Frequently Asked Questions

Why is image scanning alone insufficient for container security?

Image scanning finds known CVEs at build time. It can’t catch runtime attacks, privilege escalation from misconfigured capabilities, connections to attacker servers, or exploits published after your last build. A clean scan is a snapshot of the past. Cryptominers downloaded at runtime via curl commands eat cluster CPU for hours while image scans stay perfectly green.

What is eBPF and why is it the preferred mechanism for container runtime security?

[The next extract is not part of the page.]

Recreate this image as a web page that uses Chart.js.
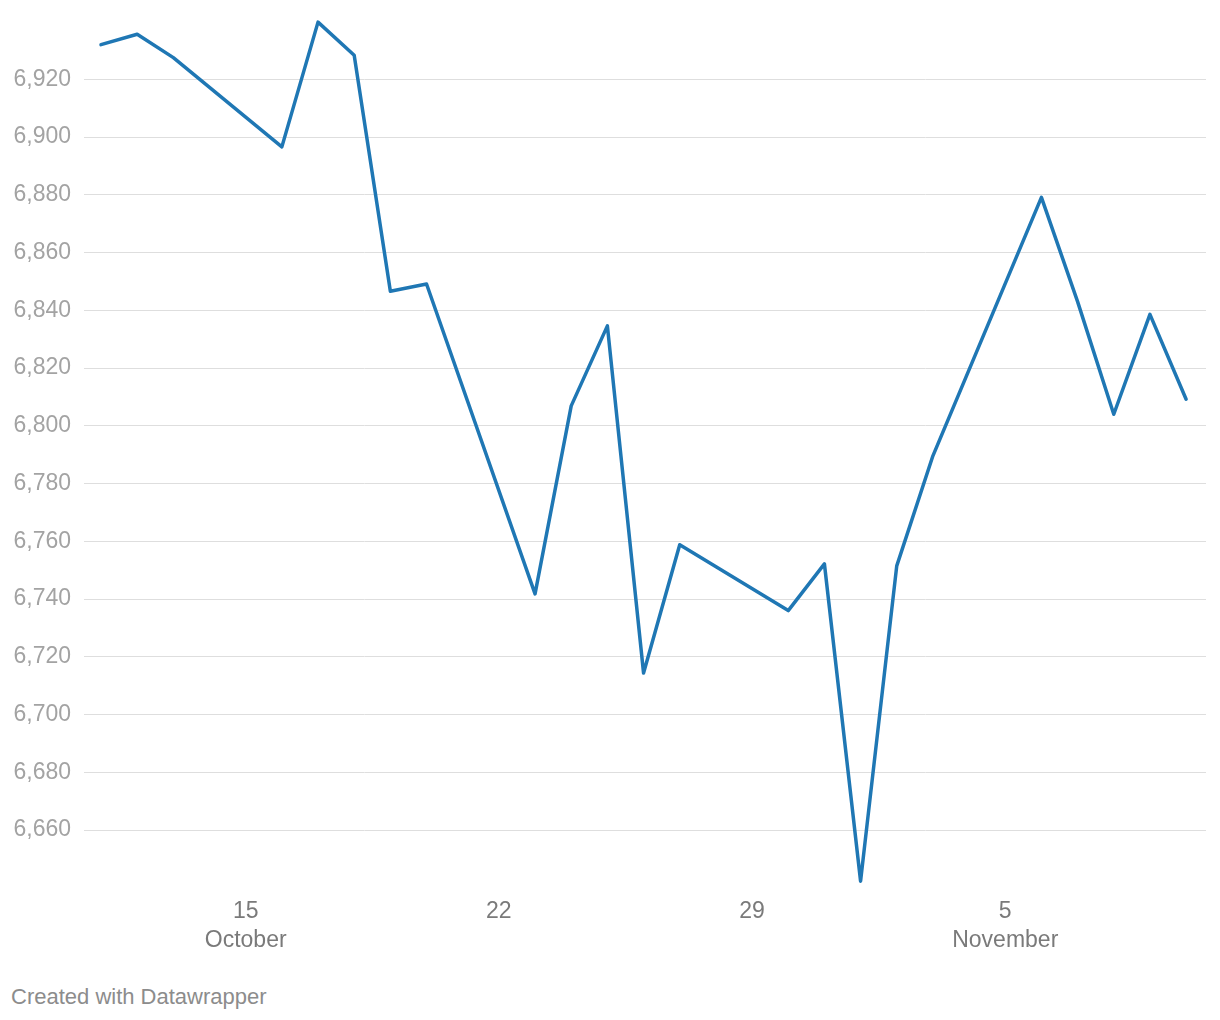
<!DOCTYPE html>
<html lang="en">
<head>
  <meta charset="UTF-8">
  <title>Line chart - October / November</title>
  <script src="https://cdn.jsdelivr.net/npm/chart.js"></script>
  <style>
    body {
      margin: 0;
      background: #fff;
      font-family: "Liberation Sans", Arial, sans-serif;
    }
    .chart-container {
      position: relative;
      width: 1220px;
      height: 975px;
    }
    .footer {
      position: absolute;
      left: 11px;
      top: 984px;
      font-size: 22px;
      line-height: 26px;
      color: #8c8c8c;
    }
  </style>
</head>
<body>
  <div class="chart-container">
    <canvas id="lineChart"></canvas>
  </div>
  <div class="footer">Created with Datawrapper</div>

  <script>
    // days counted from 11 October (weekends have no value)
    const days = [0, 1, 2, 5, 6, 7, 8, 9, 12, 13, 14, 15, 16, 19, 20, 21, 22, 23, 26, 27, 28, 29, 30];
    const values = [6932.0, 6935.6, 6927.5, 6896.6, 6939.8, 6928.3, 6846.6, 6849.1, 6741.8, 6806.9,
                    6834.6, 6714.4, 6758.8, 6736.0, 6752.2, 6642.3, 6751.5, 6789.6, 6879.1, 6843.0,
                    6804.0, 6838.6, 6809.2];

    // axis ticks
    const xTickDays = [4, 11, 18, 25];
    const xTickLabels = [['15', 'October'], '22', '29', ['5', 'November']];
    const yTickValues = [6660, 6680, 6700, 6720, 6740, 6760, 6780, 6800, 6820, 6840, 6860, 6880, 6900, 6920];

    const points = days.map((d, i) => ({ x: d, y: values[i] }));

    const ctx = document.getElementById('lineChart').getContext('2d');
    const lineChart = new Chart(ctx, {
      type: 'line',
      data: {
        datasets: [{
          data: points,
          borderColor: '#1f77b4',
          borderWidth: 3.5,
          borderJoinStyle: 'round',
          borderCapStyle: 'round',
          pointRadius: 0,
          tension: 0,
          fill: false
        }]
      },
      options: {
        responsive: true,
        maintainAspectRatio: false,
        animation: false,
        layout: {
          padding: { top: 10, left: 10, right: 14, bottom: 0 }
        },
        scales: {
          x: {
            type: 'linear',
            min: -0.47,
            max: 30.55,
            border: { display: false },
            grid: { display: false, drawTicks: false },
            afterBuildTicks: (axis) => {
              axis.ticks = xTickDays.map(v => ({ value: v }));
            },
            afterFit: (axis) => {
              axis.height = 80;
              axis.paddingLeft = 0;
              axis.paddingRight = 0;
            },
            ticks: {
              autoSkip: false,
              maxRotation: 0,
              padding: 2,
              color: '#7a7a7a',
              font: { family: 'Liberation Sans, Arial, sans-serif', size: 23, lineHeight: 1.27 },
              callback: (value) => {
                const i = xTickDays.indexOf(value);
                return i >= 0 ? xTickLabels[i] : '';
              }
            }
          },
          y: {
            min: 6637.5,
            max: 6944,
            border: { display: false },
            grid: { color: '#dedede', lineWidth: 1, drawTicks: false },
            afterBuildTicks: (axis) => {
              axis.ticks = yTickValues.map(v => ({ value: v }));
            },
            afterFit: (axis) => {
              axis.width = 74;
              axis.paddingTop = 0;
              axis.paddingBottom = 0;
            },
            ticks: {
              padding: 13,
              color: '#a3a3a3',
              font: { family: 'Liberation Sans, Arial, sans-serif', size: 23 },
              callback: (value) => value.toLocaleString('en-US')
            }
          }
        },
        plugins: {
          legend: { display: false },
          tooltip: { enabled: false }
        }
      }
    });
  </script>
</body>
</html>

eBPF runs small programs safely inside the Linux kernel without kernel modules. Falco and Tetragon use it to watch every syscall, network connection, and file operation in real time with barely any performance cost and zero application changes. Because eBPF works at the kernel level, it can’t be dodged by application-layer tricks like process name spoofing.

What is the difference between OPA Gatekeeper and Kyverno for Kubernetes admission control?

Both intercept resource creation before workloads reach the cluster. OPA Gatekeeper uses Rego, a purpose-built policy language that’s powerful but hard to learn. Kyverno uses YAML-based policies that are simpler to write and maintain. For teams without Rego experience, Kyverno usually wins on learning curve. Most teams get a working set of core policies running within days using Kyverno.

Should containers ever run as root?

No. If a process escapes the container through a kernel exploit, it gets root on the host node when it ran as root inside the container. Add USER 1001 to your Dockerfile, set runAsNonRoot: true in pod security contexts, and enforce it with an admission controller. One line blocks an entire class of container escapes.

What are seccomp profiles and how much security value do they add?

Seccomp limits which of the 300+ Linux system calls a container can make. Most apps use fewer than 50. Turning on Kubernetes’ RuntimeDefault seccomp profile blocks kernel exploits that depend on uncommon syscalls. One annotation, near-zero overhead, and it stops an entire class of privilege escalation in any Kubernetes cluster.